D: Ed è stata questa sete di risposte esistenziali ad averti immesso nella strada della recitazione?

I: Probabilmente anche questo.

D: Cosa pensi della dicotomia maschera/volto pirandelliana? Talvolta i personaggi sono una sorta di costruzione, una sorta di esito momentaneo nell’illusione di aver fissato il caos, il flusso dietro la loro forma?

I: Pirandello è uno dei miei autori preferiti. Il suo personaggio si crea una forma, anzi gliela creano gli altri e le condizioni. Poi questo si frantuma nel confronto con una verità e viene fuori la labilità e la fragilità su cui era stata costruita quella forma.

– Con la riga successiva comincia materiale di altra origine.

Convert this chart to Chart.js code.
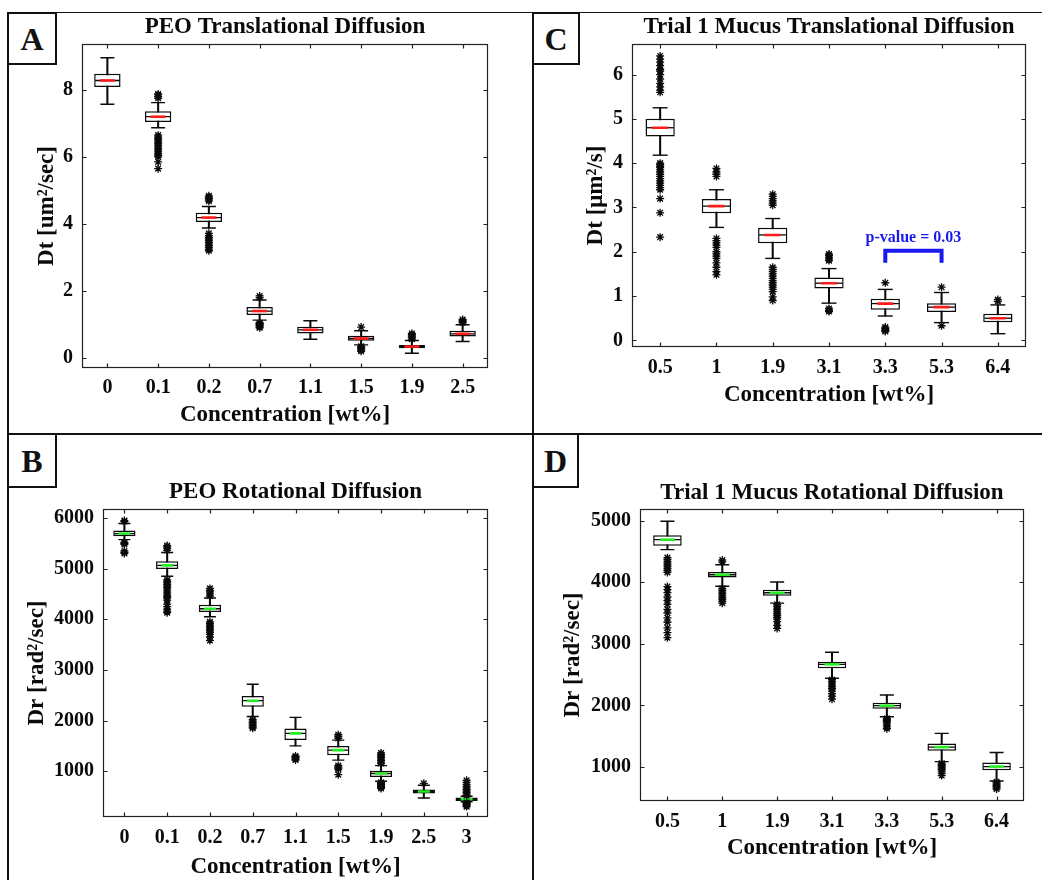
<!DOCTYPE html>
<html><head><meta charset="utf-8">
<script src="https://cdn.jsdelivr.net/npm/chart.js@4.4.1/dist/chart.umd.min.js"></script>
<style>
html,body{margin:0;padding:0;background:#fff;}
#fig{position:relative;width:1042px;height:880px;overflow:hidden;background:#fff;font-family:"Liberation Serif","Times New Roman",serif;}
.ln{position:absolute;background:#111;}
.lab{position:absolute;box-sizing:border-box;border:2px solid #111;background:#fff;font-weight:bold;font-size:32px;display:flex;align-items:center;justify-content:center;color:#111;line-height:1;}
canvas{position:absolute;}
</style></head><body>
<div id="fig">
  <canvas id="cA" width="522" height="419" style="left:10px;top:14px"></canvas>
  <canvas id="cB" width="522" height="444" style="left:10px;top:436px"></canvas>
  <canvas id="cC" width="507" height="419" style="left:535px;top:14px"></canvas>
  <canvas id="cD" width="507" height="444" style="left:535px;top:436px"></canvas>
  <div class="ln" style="left:8px;top:12px;width:1034px;height:1px"></div>
  <div class="ln" style="left:7px;top:12px;width:2px;height:868px"></div>
  <div class="ln" style="left:532px;top:12px;width:2px;height:868px"></div>
  <div class="ln" style="left:8px;top:433px;width:1034px;height:2px"></div>
  <div class="lab" style="left:7px;top:12px;width:50px;height:53px">A</div>
  <div class="lab" style="left:532px;top:12px;width:48px;height:53px">C</div>
  <div class="lab" style="left:7px;top:433px;width:50px;height:55px">B</div>
  <div class="lab" style="left:532px;top:433px;width:47px;height:55px">D</div>
</div>
<script>
// ---------- Panel A: PEO Translational Diffusion ----------
const catsA  = ['0','0.1','0.2','0.7','1.1','1.5','1.9','2.5'];
const q1A    = [8.09, 7.04, 4.06, 1.28, 0.73, 0.51, 0.29, 0.64];
const medA   = [8.28, 7.20, 4.19, 1.40, 0.84, 0.58, 0.34, 0.72];
const q3A    = [8.48, 7.36, 4.33, 1.52, 0.93, 0.66, 0.39, 0.81];
const whLoA  = [7.57, 6.87, 3.88, 1.13, 0.56, 0.39, 0.14, 0.49];
const whHiA  = [8.96, 7.62, 4.52, 1.73, 1.11, 0.81, 0.52, 0.99];
const outA   = [
  [],
  [7.75,7.8,7.85,7.88, 6.65,6.6,6.55,6.5,6.45,6.4,6.35,6.3,6.25,6.2,6.15,6.1,6.05,6.0,5.85,5.65],
  [4.68,4.72,4.76,4.8,4.84, 3.72,3.65,3.6,3.55,3.5,3.45,3.4,3.35,3.3,3.25,3.2],
  [1.8,1.85, 1.05,1.02,1.0,0.97,0.95,0.92,0.9],
  [],
  [0.92, 0.35,0.32,0.3,0.27,0.24,0.2],
  [0.56,0.6,0.63,0.66,0.7,0.73],
  [1.05,1.08,1.12,1.15]
];
const yTicksA = [0,2,4,6,8];

// ---------- Panel B: PEO Rotational Diffusion ----------
const catsB  = ['0','0.1','0.2','0.7','1.1','1.5','1.9','2.5','3'];
const q1B    = [5640, 4994, 4142, 2273, 1614, 1317, 887, 558, 412];
const medB   = [5693, 5065, 4208, 2392, 1746, 1416, 954, 598, 446];
const q3B    = [5752, 5145, 4287, 2485, 1845, 1495, 1006, 637, 479];
const whLoB  = [5574, 4850, 4050, 2080, 1500, 1218, 800, 471, 395];
const whHiB  = [5891, 5320, 4420, 2717, 2063, 1614, 1110, 723, 505];
const outB   = [
  [5930,5950, 5520,5500,5480,5350,5320,5300],
  [5360,5400,5430,5455, 4780,4750,4720,4690,4660,4630,4600,4560,4520,4480,4450,4420,4380,4300,4250,4200,4160,4130],
  [4460,4500,4540,4570,4610, 3950,3920,3890,3860,3830,3800,3770,3740,3700,3650,3580],
  [2020,1990,1960,1930,1900,1870,1850],
  [1300,1280,1260,1240,1220],
  [1650,1690,1720, 1110,1080,1060,1040,930],
  [1150,1180,1210,1240,1270,1300,1330,1360, 780,760,740,720,700,680,660],
  [760],
  [520,550,580,610,640,670,700,740,780,820, 380,360,340,320,300]
];
const yTicksB = [1000,2000,3000,4000,5000,6000];

// ---------- Panel C: Trial 1 Mucus Translational Diffusion ----------
const catsC  = ['0.5','1','1.9','3.1','3.3','5.3','6.4'];
const q1C    = [4.60, 2.87, 2.19, 1.17, 0.69, 0.64, 0.41];
const medC   = [4.80, 3.03, 2.38, 1.29, 0.83, 0.75, 0.50];
const q3C    = [5.00, 3.19, 2.54, 1.42, 0.94, 0.84, 0.60];
const whLoC  = [4.18, 2.55, 1.85, 0.84, 0.55, 0.40, 0.15];
const whHiC  = [5.25, 3.40, 2.75, 1.62, 1.15, 1.08, 0.80];
const outC   = [
  [5.6,5.65,5.72,5.8,5.9,6.0,6.08,6.12,6.2,6.28,6.35,6.42, 4.0,3.97,3.93,3.9,3.85,3.8,3.75,3.7,3.65,3.6,3.55,3.5,3.45,3.4,3.2,2.88,2.33],
  [3.7,3.75,3.8,3.88, 2.3,2.25,2.2,2.15,2.1,2.0,1.95,1.9,1.85,1.75,1.65,1.55,1.48],
  [3.05,3.1,3.15,3.2,3.25,3.3, 1.65,1.6,1.55,1.5,1.45,1.4,1.35,1.3,1.25,1.2,1.15,1.1,0.98,0.9],
  [1.8,1.84,1.88,1.92,1.95, 0.72,0.68,0.65],
  [1.3, 0.3,0.27,0.25,0.22,0.2],
  [1.2, 0.33],
  [0.88,0.92]
];
const yTicksC = [0,1,2,3,4,5,6];
const pBracketCats = ['3.3','5.3'];
const pBracketY = [1.75, 2.02];
const pLabel = 'p-value = 0.03';
const pLabelY = 2.31;

// ---------- Panel D: Trial 1 Mucus Rotational Diffusion ----------
const catsD  = ['0.5','1','1.9','3.1','3.3','5.3','6.4'];
const q1D    = [4594, 4078, 3780, 2603, 1945, 1261, 946];
const medD   = [4692, 4122, 3829, 2667, 1994, 1321, 1006];
const q3D    = [4762, 4166, 3878, 2710, 2042, 1381, 1072];
const whLoD  = [4530, 3935, 3660, 2440, 1814, 1085, 772];
const whHiD  = [4990, 4285, 4003, 2863, 2168, 1544, 1234];
const outD   = [
  [4400,4370,4340,4310,4280,4250,4220,4190,4160, 3930,3880,3830,3760,3700,3640,3560,3500,3420,3350,3260,3180,3100],
  [4330,4360, 3900,3870,3840,3810,3780,3750,3720,3690,3660],
  [3640,3610,3580,3550,3520,3490,3460,3430,3400,3360,3300,3250],
  [2420,2390,2360,2330,2300,2270,2230,2190,2150,2100],
  [1790,1770,1750,1730,1710,1680,1650,1620],
  [1060,1040,1020,1000,980,960,930,900,860],
  [760,740,720,700,680,660,640]
];
const yTicksD = [1000,2000,3000,4000,5000];

const xTitle = 'Concentration [wt%]';
const FONT = '"Liberation Serif", "Times New Roman", serif';
const INK = '#0a0a0a';

const framePlugin = {
  id: 'frame',
  afterDatasetsDraw(chart, args, opts) {
    const {ctx, chartArea: ca, scales: {x, y}} = chart;
    ctx.save();
    ctx.strokeStyle = '#222';
    ctx.lineWidth = 1.2;
    const L = Math.round(ca.left) + 0.5, R = Math.round(ca.right) - 0.5;
    const T = Math.round(ca.top) + 0.5, B = Math.round(ca.bottom) - 0.5;
    ctx.strokeRect(L, T, R - L, B - T);
    ctx.beginPath();
    y.ticks.forEach(t => {
      const py = Math.round(y.getPixelForValue(t.value)) + 0.5;
      ctx.moveTo(L, py); ctx.lineTo(L + 4, py);
      ctx.moveTo(R, py); ctx.lineTo(R - 4, py);
    });
    x.ticks.forEach((t, i) => {
      const px = Math.round(x.getPixelForTick(i)) + 0.5;
      ctx.moveTo(px, B); ctx.lineTo(px, B - 4);
      ctx.moveTo(px, T); ctx.lineTo(px, T + 4);
    });
    ctx.stroke();
    if (opts && opts.note) {
      const n = opts.note;
      const labels = chart.data.labels;
      const x1 = x.getPixelForValue(labels.indexOf(n.cats[0]));
      const x2 = x.getPixelForValue(labels.indexOf(n.cats[1]));
      ctx.fillStyle = n.color;
      ctx.font = 'bold 16px ' + FONT;
      ctx.textAlign = 'center';
      ctx.textBaseline = 'middle';
      ctx.fillText(n.text, (x1 + x2) / 2, y.getPixelForValue(n.y));
    }
    ctx.restore();
  }
};

function buildPanel(id, d, s) {
  const cats = d.cats;
  const boxData = d.q1.map((v, i) => [v, d.q3[i]]);
  const whiskData = d.wlo.map((v, i) => [v, d.whi[i]]);
  const capPts = [];
  cats.forEach((c, i) => { capPts.push({x: c, y: d.wlo[i]}); capPts.push({x: c, y: d.whi[i]}); });
  const medPts = cats.map((c, i) => ({x: c, y: d.med[i]}));
  const outPts = [];
  cats.forEach((c, i) => d.out[i].forEach(v => outPts.push({x: c, y: v})));
  const datasets = [
    {type: 'bar', data: whiskData, backgroundColor: INK, borderWidth: 0, barThickness: 1.4, grouped: false, order: 6},
    {type: 'bar', data: boxData, backgroundColor: '#fff', borderColor: INK, borderWidth: 1.5, borderSkipped: false,
     grouped: false, barPercentage: 0.52, categoryPercentage: 1, order: 5},
    {type: 'line', data: medPts, showLine: false, pointStyle: 'line', pointRadius: s.boxHalf - 1,
     pointBorderColor: INK, pointBorderWidth: 1.3, order: 4},
    {type: 'line', data: medPts, showLine: false, pointStyle: 'line', pointRadius: s.medR,
     pointBorderColor: s.medColor, pointBorderWidth: 2.6, order: 3},
    {type: 'line', data: capPts, showLine: false, pointStyle: 'line', pointRadius: s.capR,
     pointBorderColor: INK, pointBorderWidth: 1.4, order: 2},
    {type: 'line', data: outPts, showLine: false, pointStyle: 'star', pointRadius: 4,
     pointBorderColor: INK, pointBorderWidth: 1.3, order: 1}
  ];
  if (d.bracket) {
    const b = d.bracket;
    datasets.push({type: 'line', data: [
      {x: b.cats[0], y: b.y[0]}, {x: b.cats[0], y: b.y[1]}, {x: b.cats[1], y: b.y[1]}, {x: b.cats[1], y: b.y[0]}
    ], borderColor: '#1a1aee', borderWidth: 4, pointRadius: 0, fill: false, tension: 0, order: 0, borderJoinStyle: 'miter'});
  }
  return new Chart(document.getElementById(id), {
    type: 'bar',
    data: {labels: cats, datasets},
    options: {
      responsive: false, animation: false, events: [],
      layout: {padding: {left: 0, top: 0, right: s.padR, bottom: 0}},
      plugins: {
        legend: {display: false}, tooltip: {enabled: false},
        title: {display: true, text: d.title, fullSize: false, color: INK,
                font: {family: FONT, size: 23, weight: 'bold', lineHeight: 1},
                padding: {top: s.tT, bottom: s.tB}},
        frame: {note: d.note || null}
      },
      scales: {
        x: {type: 'category', offset: true,
            grid: {display: false, drawTicks: false}, border: {display: false},
            ticks: {color: INK, font: {family: FONT, size: 20, weight: 'bold'}, padding: s.xTickPad, maxRotation: 0, autoSkip: false},
            title: {display: true, text: xTitle, color: INK,
                    font: {family: FONT, size: 23, weight: 'bold', lineHeight: 1},
                    padding: {top: 0, bottom: s.xTitlePad}},
            afterFit: sc => { sc.height = s.xH; }},
        y: {type: 'linear', min: s.yMin, max: s.yMax,
            grid: {display: false, drawTicks: false}, border: {display: false},
            ticks: {color: INK, font: {family: FONT, size: 20, weight: 'bold'}, padding: 9,
                    callback: v => String(v)},
            afterBuildTicks: sc => { sc.ticks = d.yTicks.map(v => ({value: v})); },
            title: {display: true, text: d.yTitle, color: INK,
                    font: {family: FONT, size: 23, weight: 'bold', lineHeight: 1},
                    padding: {top: s.yTitlePad, bottom: 0}},
            afterFit: sc => { sc.width = s.yW; }}
      }
    },
    plugins: [framePlugin]
  });
}

buildPanel('cA',
  {cats: catsA, q1: q1A, med: medA, q3: q3A, wlo: whLoA, whi: whHiA, out: outA, yTicks: yTicksA,
   title: 'PEO Translational Diffusion', yTitle: 'Dt [um\u00B2/sec]'},
  {padR: 44, yW: 72, xH: 65, tT: 1.5, tB: 5.5, xTickPad: 8, xTitlePad: 6.5, yTitlePad: 25.5,
   yMin: -0.3, yMax: 9.37, boxHalf: 13.2, medR: 7.5, capR: 7, medColor: '#ff1a1a'});

buildPanel('cB',
  {cats: catsB, q1: q1B, med: medB, q3: q3B, wlo: whLoB, whi: whHiB, out: outB, yTicks: yTicksB,
   title: 'PEO Rotational Diffusion', yTitle: 'Dr [rad\u00B2/sec]'},
  {padR: 44, yW: 93, xH: 63, tT: 44.5, tB: 5.5, xTickPad: 9, xTitlePad: 1.8, yTitlePad: 15.2,
   yMin: 95, yMax: 6178, boxHalf: 11.1, medR: 6, capR: 6, medColor: '#22ee22'});

buildPanel('cC',
  {cats: catsC, q1: q1C, med: medC, q3: q3C, wlo: whLoC, whi: whHiC, out: outC, yTicks: yTicksC,
   title: 'Trial 1 Mucus Translational Diffusion', yTitle: 'Dt [\u03BCm\u00B2/s]',
   bracket: {cats: pBracketCats, y: pBracketY},
   note: {cats: pBracketCats, y: pLabelY, text: pLabel, color: '#1a1aee'}},
  {padR: 16, yW: 97, xH: 86, tT: 1.5, tB: 5.5, xTickPad: 9, xTitlePad: 26.5, yTitlePad: 49.5,
   yMin: -0.15, yMax: 6.69, boxHalf: 14.6, medR: 8, capR: 7.5, medColor: '#ff1a1a'});

buildPanel('cD',
  {cats: catsD, q1: q1D, med: medD, q3: q3D, wlo: whLoD, whi: whHiD, out: outD, yTicks: yTicksD,
   title: 'Trial 1 Mucus Rotational Diffusion', yTitle: 'Dr [rad\u00B2/sec]'},
  {padR: 18, yW: 105, xH: 79, tT: 45.5, tB: 4.5, xTickPad: 9, xTitlePad: 20.5, yTitlePad: 26.5,
   yMin: 446, yMax: 5190, boxHalf: 14.3, medR: 7.5, capR: 7, medColor: '#22ee22'});
</script>
</body></html>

Se penso ad un personaggio nell’universo teatrale penso ad Otello che è l’emblema della disgregazione di tutto ciò che si era creduto di aver costruito.

D: Cosa ti piacerebbe interpretare? Michele Placido ha tutt’oggi un sogno nel cassetto?

I: Restando in ambito pirandelliano mi piacerebbe affrontare “Sei personaggi in cerca d’autore” per approfondire il concetto di ‘verità-finzione’: la recitazione degli attori e la verità dei personaggi. Questo è uno dei miei sogni.

D: Un’ultima domanda: quanto potere e quanta influenza possono avere il cinema, il teatro (il messaggio dell’attore, del dramma) sulla società e quindi sull’uomo?

I: Il rito che si svolge ogni sera all’interno di una sala (che sia di un cinema o di un teatro) e che vede protagonisti attore e spettatore può apportare nella conoscenza dell’uomo un beneficio straordinario e le scelte individuali possono in quella dimensione incidere sia a livello sociale che politico, senza la mediazione di chi decide per noi.